LOS ANGELES (Hollywood Reporter) - TBS made TV history on Monday with the premiere of "Lopez Tonight," a late-night talkfest with a Chicano host. And just in case you didn't realize it, George Lopez hit you over the head with that information roughly every 90 seconds.
The new nightly show recognizes the changing demos of the U.S. population, a point Lopez punctuated with opening night guests Eva Longoria Parker, NBA star Kobe Bryant and music legend Carlos Santana (along with a near-cameo appearance by Ellen DeGeneres in bed clothes).
Ethnicity is the be all and end all in most of Lopez's standup material -- and the bulk of Monday night's opening monologue -- but it threatens to choke the life out of his talk show. It's one thing to have a diverse guest list and quite another to hail every guest appearance as a testimonial to the concept.
"This is what America looks like," he proclaimed, vowing he will be "making late night different and bringing change to late night TV." While the goal in itself is commendable, for the show to succeed it will need to do more than proclaim itself a Rainbow Coalition.
In Monday's premiere, simultaneously carried on TBS, TNT and truTV, the show managed to celebrate ethnicity and eke laughter out of offensive stereotypes. Just before introducing Parker, Lopez brought up two members of the audience. Following a video clip of a person-on-the-street interview, each one had to guess how the person on tape would answer a question.

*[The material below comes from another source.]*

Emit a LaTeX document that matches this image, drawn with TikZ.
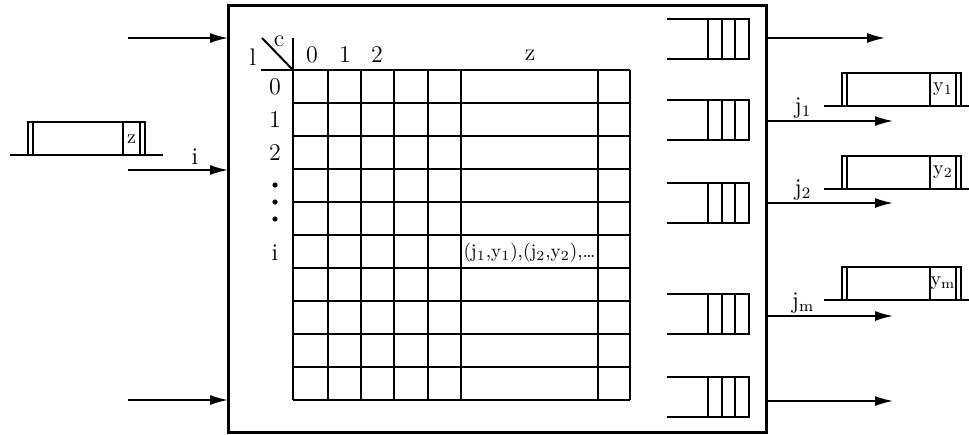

Would the black guy say he's been to jail? Would the young Filipina acknowledge giving a happy ending? Would the Asian man own up to having a small penis? Would the toothless white guy admit to using the "N" word? Sure seemed like an odd way of "bringing change to late night TV."
Facing TV critics this summer, Lopez brushed aside questions about his interview skills. He's been a talk show guest often enough to know how it works, he said. Uh, not so fast.
Interviews with both Parker and Bryant were mostly testimony to the hard work of producers who did the pre-interviews. Following their notes, Lopez jumped from one talking point to the next, with no transitions and in no discernible order. From start to finish, Lopez appeared to never ask a question for which he didn't already know the answer.
Segment producers were not the hardest working members of the crew, though. That honor went to the warm-up person who inflated the enthusiasm and laughter to levels not usually seen outside of "The Price Is Right."
"You have chairs for these people?" DeGeneres asked, pointing to audience members who were asked to stand around the stage. Using dancing girls, supersized white chairs and multicolor lighting, "Lopez Tonight" tries to create a party atmosphere. To a degree, through the magic of television, the festive vibes break through the ether. The idea is to create a party atmosphere that spills out into your own family room. The enthusiasm is apparent but so too, is the need for some serious party planning.